Jael and a group of people who shared her interests got together and decided to launch a Festival that would celebrate diversity in all its forms – race, faith, sexual orientation, abilities (physical and mental). The purpose was to create space in the world of literature that would reflect the Canadian reality of multiculturalism. Earlier this year, the Writers’ Union of Canada recognised Jael and FOLD with the 2019 Freedom to Read Award.

Since its start in 2016, I have attended all the four festivals in Brampton. In 2017, I was privileged to be invited as an author. And every year, the festival has featured many authors who congregate in the first week of May to talk about themselves, their books, their readers, other authors, Canada, diversity, multiculturalism, and have fun.

This year, the festival’s main venue was the landmark Rose Theatre in Brampton. Spring had finally arrived, and the longish commute from Toronto didn’t seem too arduous, especially because the session that I’d chosen to attend – ‘The The World is Here: Novels Navigating Love and Conflict’ – had fine authors, all of whom had their debut novels published in Canada recently.

The panel included

Sharon Bala (The Boat People which was a finalist for Canada Reads 2018 and was awarded the 2018 Amazon Canada First Novel Award);

Uzma Jalaluddin (Ayesha At Last, a revamped Pride and Prejudice that is soon to be made into a film);

Josh Scheinert (The Order of Nature, set in Gambia, portraying the struggles and fears of being gay in West Africa) and

Manjushree Thapa (All of Us in Our Own Lives is her first novel to be published in Canada).

Eva Salinas, managing editor of foreign affairs news site OpenCanada.org and a freelance journalist, moderated the discussion.

Sharon’s and Uzma’s novels are about their protagonists coming to Canada, and Josh’s and Manjushree’s novels are about their protagonists leaving Canada. In all four novels, the borders between home and away get blurred, and lives are transformed because of physical and emotional dislocation.

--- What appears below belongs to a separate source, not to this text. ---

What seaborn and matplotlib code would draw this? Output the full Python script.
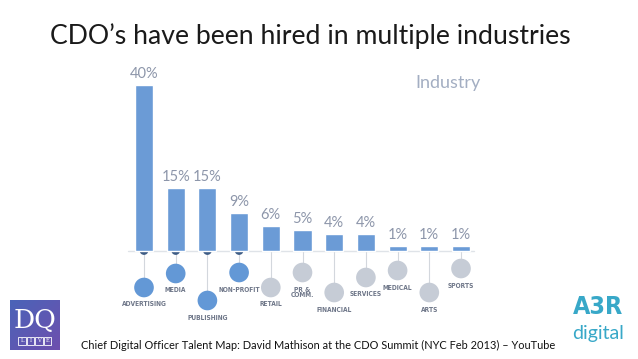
import numpy as np
import matplotlib
matplotlib.use("Agg")
import matplotlib.pyplot as plt
import seaborn as sns
import pandas as pd

# chart data
industries = ["ADVERTISING", "MEDIA", "PUBLISHING", "NON-PROFIT", "RETAIL", "PR &\nCOMM.",
              "FINANCIAL", "SERVICES", "MEDICAL", "ARTS", "SPORTS"]
shares = [40, 15, 15, 9, 6, 5, 4, 4, 1, 1, 1]
share_labels = ["40%", "15%", "15%", "9%", "6%", "5%", "4%", "4%", "1%", "1%", "1%"]
highlighted = [True, True, True, True, False, False, False, False, False, False, False]

title = "CDO\u2019s have been hired in multiple industries"
source = "Chief Digital Officer Talent Map: David Mathison at the CDO Summit (NYC Feb 2013) \u2013 YouTube"

# layout (pixels of a 638x359 picture)
W, H = 638, 359
X0, PX_CAT = 144, 31.7      # first bar centre, spacing
BASE, PX_PCT = 250.5, 4.15  # baseline y (from top), px per percent
circle_drop = [37, 23, 50, 22, 37, 22, 42, 27, 20, 42, 18]

sns.set_theme(style="white")
plt.rcParams['font.family'] = ['Lato', 'DejaVu Sans']

fig = plt.figure(figsize=(W / 100, H / 100), dpi=100)
ax = fig.add_axes([0, 0, 1, 1])

df = pd.DataFrame({"industry": industries, "share": shares})
sns.barplot(data=df, x="industry", y="share", color="#6b9bd6", width=0.57,
            saturation=1, ax=ax, zorder=3)

def py(p):  # pixel-from-top -> data y
    return (BASE - p) / PX_PCT

ax.set_xlim((0 - X0) / PX_CAT, (W - X0) / PX_CAT)
ax.set_ylim(py(H), py(0))
ax.axis("off")

blue, grey = "#6398d6", "#c6ccd6"

# baseline
ax.plot([(128 - X0) / PX_CAT, (474 - X0) / PX_CAT], [0, 0], color="#dfe3e8", lw=1, zorder=1)

# connectors, dots and labels
for i, name in enumerate(industries):
    cy = py(BASE + circle_drop[i])
    ax.plot([i, i], [0, cy], color="#d3d7dd", lw=0.8, zorder=1)
    ax.scatter([i], [cy], s=200, color=blue if highlighted[i] else grey,
               edgecolor="none", zorder=2)
    if highlighted[i]:
        ax.scatter([i], [0], s=40, color="#3d5c85", edgecolor="none", zorder=2)
    off = 20 if "\n" in name else 17
    ax.text(i, py(BASE + circle_drop[i] + off), name, ha="center", va="center",
            fontsize=4.8, color="#6f7789", fontweight="bold",
            family=["DejaVu Sans"], fontstretch="condensed", linespacing=0.95)

# value labels
for i, lab in enumerate(share_labels):
    ax.text(i, shares[i] + 4 / PX_PCT, lab, ha="center", va="bottom",
            fontsize=10.5, color="#8d96aa")

ax.text((448 - X0) / PX_CAT, py(83), "Industry", ha="center", va="center",
        fontsize=13, color="#a3aec2")

# title and source
fig.text(50 / W, 1 - 36 / H, title, ha="left", va="center", fontsize=19.2,
         color="#1a1a1a")
fig.text(81 / W, 1 - 345 / H, source, ha="left", va="center", fontsize=7.9,
         color="#111111")

# DQ LIVE logo
lax = fig.add_axes([10 / W, 1 - 350 / H, 50 / W, 50 / H])
grad = np.linspace(0, 1, 64)
g = np.add.outer(grad, grad) / 2
cmap = matplotlib.colors.LinearSegmentedColormap.from_list("dq", ["#4a64b8", "#6e4fae"])
lax.imshow(g, cmap=cmap, extent=[0, 1, 0, 1], aspect="auto")
lax.set_xlim(0, 1)
lax.set_ylim(0, 1)
lax.axis("off")
lax.text(0.5, 0.6, "DQ", ha="center", va="center", color="white", fontsize=19,
         family=["DejaVu Serif"])
for k, ch in enumerate("LIVE"):
    cx = 0.24 + k * 0.17
    lax.add_patch(plt.Rectangle((cx - 0.075, 0.1), 0.15, 0.17, fill=False,
                                edgecolor="white", lw=0.6))
    lax.text(cx, 0.185, ch, ha="center", va="center", color="white", fontsize=3.8,
             family=["DejaVu Serif"])

# A3R digital logo
fig.text(598 / W, 1 - 307 / H, "A3R", ha="center", va="center", fontsize=18,
         color="#38a8c8", fontweight="heavy", family=["DejaVu Sans"],
         fontstretch="condensed")
fig.text(598 / W, 1 - 333 / H, "digital", ha="center", va="center", fontsize=14,
         color="#38a8c8")

fig.savefig("out.png", dpi=100)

Eva asked the panelist about the different kinds of borders in their stories, and how their characters and they as writers respond to these borders.

Sharon, whose novel is about Tamil refugees from Sri Lanka, landing off the coast of British Columbia, says that more than personal, physical, and geographical borders, her characters navigate the liminal spaces of silences and secrets. 

In Uzma’s Ayesha At Last, the boundaries are purely personal. A character in the novel, Khalid, knows he appears weird to the world because of in-your-face refusal to abandon his ethnicity and cultural rootedness; but he doesn’t worry overtly about this because he contends that he is who he is because of his belief; the reader is not expected to like him rather spend time with him to understand him.

“People cross borders often without having a choice,” Josh says. In his novel, which explores the relationship between an American (Andrew) and a Gambian (Thomas), the protagonists cross the continental borders, and the borders of control drawn by the society and families. In Manjushree’s All of Us in Our In Our Own Lives, Ava Berriden goes from Toronto to Nepal to find meaning in her life, but realises that she is unwanted despite her power.

The discussion dealt with issues that are common to Canadian milieu – issues such as acceptance, belonging, identity and home. “What gives us our identity, and how much of it is related to race?” asked Eva, whose careful choice of questions accentuated the inherently Canadian character of these authors.